Indian cuisine has a big Royal History and must say, royals did have a good choice. In the city of Nawabs, Lucknow, royal chefs eddied the Kabab-styled food as a delightful Starter. As per the preference, the options range from Vegetarian to non-vegetarian. However, for us, the choice was the Dahi- kabab. The simplistic look must not be confused with the heavy weight of the preparation. The ‘Dahi’ meaning Curd, is hung until it’s moisture free and gets thick-creamy (Hung curd). Of course, the Indian touch has to be there with the inclusion of ingredients like spices, green chilli, brown onion, and cardamom powder. The aromatic spiced hug curd now gets outer layered with bread crumbs to go deep frying. The dichotomy of crunch and melting creamy texture comes together in a wholesome manner. No wonder, the Nawabs would be delighted.

On the same plate full of starters, Murgh Tikka “Mirza Hasnu” was there popping off. Straight from the Awadhi cuisine, Rampur, Mirza Hasnu is well received by the guest in the restaurant. Just knowing that this dish would make princes happy, elevates its notion and the creamy base is obviously the highlight. A little tangy, soft, and creamy element along with the subtle taste of chicken gets a chef’s kiss. 

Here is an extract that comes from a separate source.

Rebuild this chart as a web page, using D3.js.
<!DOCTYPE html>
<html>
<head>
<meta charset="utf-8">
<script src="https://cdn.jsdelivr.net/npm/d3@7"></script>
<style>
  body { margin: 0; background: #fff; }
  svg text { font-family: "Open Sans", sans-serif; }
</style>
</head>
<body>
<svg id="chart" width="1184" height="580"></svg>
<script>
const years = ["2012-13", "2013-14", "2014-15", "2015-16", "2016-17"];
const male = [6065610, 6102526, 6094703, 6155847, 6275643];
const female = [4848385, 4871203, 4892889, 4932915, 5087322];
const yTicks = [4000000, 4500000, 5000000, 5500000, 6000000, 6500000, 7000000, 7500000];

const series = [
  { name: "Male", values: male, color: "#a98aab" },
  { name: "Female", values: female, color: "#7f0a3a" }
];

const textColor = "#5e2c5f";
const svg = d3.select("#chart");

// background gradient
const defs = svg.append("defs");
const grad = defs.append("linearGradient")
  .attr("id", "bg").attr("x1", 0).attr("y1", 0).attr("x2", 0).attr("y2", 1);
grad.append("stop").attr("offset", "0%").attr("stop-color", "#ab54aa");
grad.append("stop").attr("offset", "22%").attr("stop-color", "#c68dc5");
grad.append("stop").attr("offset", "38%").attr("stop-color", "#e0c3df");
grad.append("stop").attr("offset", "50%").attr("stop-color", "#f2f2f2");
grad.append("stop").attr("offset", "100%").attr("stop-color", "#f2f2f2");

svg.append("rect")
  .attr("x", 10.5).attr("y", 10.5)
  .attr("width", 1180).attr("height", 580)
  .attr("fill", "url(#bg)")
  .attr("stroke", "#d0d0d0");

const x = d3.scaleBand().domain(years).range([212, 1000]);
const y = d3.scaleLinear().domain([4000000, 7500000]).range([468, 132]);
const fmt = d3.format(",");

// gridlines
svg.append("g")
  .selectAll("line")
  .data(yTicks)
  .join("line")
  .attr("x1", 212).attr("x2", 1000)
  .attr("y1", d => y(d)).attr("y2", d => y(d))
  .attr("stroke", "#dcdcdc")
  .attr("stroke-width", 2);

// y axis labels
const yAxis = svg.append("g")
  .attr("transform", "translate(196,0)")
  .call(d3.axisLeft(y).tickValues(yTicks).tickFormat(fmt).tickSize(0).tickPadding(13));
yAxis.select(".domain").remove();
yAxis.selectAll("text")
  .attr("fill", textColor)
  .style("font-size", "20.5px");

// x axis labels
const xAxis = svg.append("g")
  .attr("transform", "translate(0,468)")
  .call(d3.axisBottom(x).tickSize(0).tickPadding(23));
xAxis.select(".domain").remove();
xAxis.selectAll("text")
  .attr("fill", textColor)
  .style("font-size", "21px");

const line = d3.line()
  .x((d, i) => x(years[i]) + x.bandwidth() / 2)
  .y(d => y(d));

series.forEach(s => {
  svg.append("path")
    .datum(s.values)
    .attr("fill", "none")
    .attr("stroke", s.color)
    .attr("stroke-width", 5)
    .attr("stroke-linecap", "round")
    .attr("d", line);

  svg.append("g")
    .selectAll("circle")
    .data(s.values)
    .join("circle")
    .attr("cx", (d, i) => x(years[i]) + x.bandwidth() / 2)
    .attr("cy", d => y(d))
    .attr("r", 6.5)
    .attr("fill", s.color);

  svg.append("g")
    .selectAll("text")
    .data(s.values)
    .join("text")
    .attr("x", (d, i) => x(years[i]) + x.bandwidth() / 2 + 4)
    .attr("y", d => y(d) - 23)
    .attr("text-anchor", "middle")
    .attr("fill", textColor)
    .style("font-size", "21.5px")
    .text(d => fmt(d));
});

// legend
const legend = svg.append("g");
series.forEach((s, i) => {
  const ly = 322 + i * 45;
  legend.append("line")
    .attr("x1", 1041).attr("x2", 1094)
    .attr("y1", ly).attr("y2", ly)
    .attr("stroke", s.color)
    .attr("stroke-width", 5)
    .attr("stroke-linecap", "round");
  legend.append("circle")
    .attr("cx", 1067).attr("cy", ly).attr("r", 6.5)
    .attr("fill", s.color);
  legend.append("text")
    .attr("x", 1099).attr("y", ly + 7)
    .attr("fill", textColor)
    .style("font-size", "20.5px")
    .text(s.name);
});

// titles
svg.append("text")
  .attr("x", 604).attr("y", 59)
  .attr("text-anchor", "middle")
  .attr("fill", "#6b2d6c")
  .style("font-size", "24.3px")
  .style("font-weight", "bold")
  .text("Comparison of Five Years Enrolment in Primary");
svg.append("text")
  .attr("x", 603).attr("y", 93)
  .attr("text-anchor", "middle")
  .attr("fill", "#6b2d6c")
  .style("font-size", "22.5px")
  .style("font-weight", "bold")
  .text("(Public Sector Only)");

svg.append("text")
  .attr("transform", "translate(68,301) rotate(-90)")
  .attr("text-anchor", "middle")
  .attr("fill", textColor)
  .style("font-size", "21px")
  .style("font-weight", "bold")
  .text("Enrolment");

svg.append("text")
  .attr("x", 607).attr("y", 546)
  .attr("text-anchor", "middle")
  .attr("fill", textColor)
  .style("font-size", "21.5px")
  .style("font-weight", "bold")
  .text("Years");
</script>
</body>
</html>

The starter continues with the Timuri chicken Tikka alongside green chutney. Now, this is a deal! (Indian and Nepalese flavor amalgam). Timur, mostly used in Nepalese food fusion with Indian Chicken tikka understood the job. I think Timur is something you hate or love, there is no in-between (No worries, I love it). The Mirza Hasnu was more of a softy chicken whereas the chicken tikka was compact yet well done. The green chutney dip surely amplified the palate. All these starters were accompanied by light and fresh salad with the perfect amount of dressing.

For the main course, we were served a few types of Naan, alongside Salmon Kadhai and Dal Makhani. They say Indian guests are much impressed with the Dal Makhani there. The compliment “Delhi wala Dal Makhani” is quite an honour to receive for an Indian restaurant in Nepal. The Dal, Urad Dal (black lentil) to be specific, is soaked overnight over tandoor to be cooked the next day. Altogether 18 hours solely dedicated just to the whole preparation is the ultimate respectful dedication. The next day, the dal is again cooked properly with adding spices, like cream, butter, and seasonings making it a “Buttery Dal”. Honestly, the flavours at once are smooth, a little sweet, and buttery that I could feel the complexity hassling (in a good way) in my mouth. The softness of Naan and the viscosity of the Dal Makhani, with the aromatic flavours, assembled exquisitely. The Salmon Kadhai, on the other, was contesting with a completely different energy. Salmon is normally served with a slight seasoning, contrary to the Spice Room. The spice play did a good job in bringing the Indian taste bud to it. The gravy, the fish chunk, and the spices came off as an Indian Salmon Curry. Going by the look, you hardly would be able to identify it as Salmon but the taste is there, original. The name itself reflects the Indian world and we clean-ate the plate. 

Indian cuisine sounds incomplete without Biryani. First cooked in the Royal kitchen of the Mughal empire, Biryani has since then only flourished to fame worldwide. In the sphere of Biryani, the ingredients and spices are not skimped. In the restaurant, we were served their special, ‘Pardanashi Murgh Biryani’, and as interesting as the name is, it does make sense. ‘Parda’ in Hindi means, ‘curtain’, and ‘pardanashin’ means hidden behind the curtain. Since the Birvered with a layer of dough, it gives off the Pardanashi definition. They used lamb for the meat, and Lamb Biryani is the way to go. The chef says this is a dum biryani cooked in a slow process and what makes it stand out is the raw marinated lamb with Basmati rice and essential ingredients. They specifically avoid already cooked meat in the biryani. So, when the meat slowly cooks with everything together, the flavours mellow perfectly. The aroma of rose water and saffron is so beautifully intact that it makes the whole experience satisfying.

After all the food, the ending note had to be something sweet. Here, we are tasting foods from all around India and Kolkatta shouldn’t be missed as well. The very special dessert, ‘Mishti Doi’ has been fused in Nepali style. The dessert is classic sweet curd mixed with saffron, and cardamom powder, and baked to perfection. Originally, the curd has to be mixed with jaggery for the sweetness, but for some reason, Jaggery available was congealing the curd. Therefore, they use sweet curd to make the Mishti Doi and we are not complaining. Since the hung curd is used, the thick creamy texture might feel like cottage cheese. Topped with wild berry compote, it was the perfect way to end the dinner.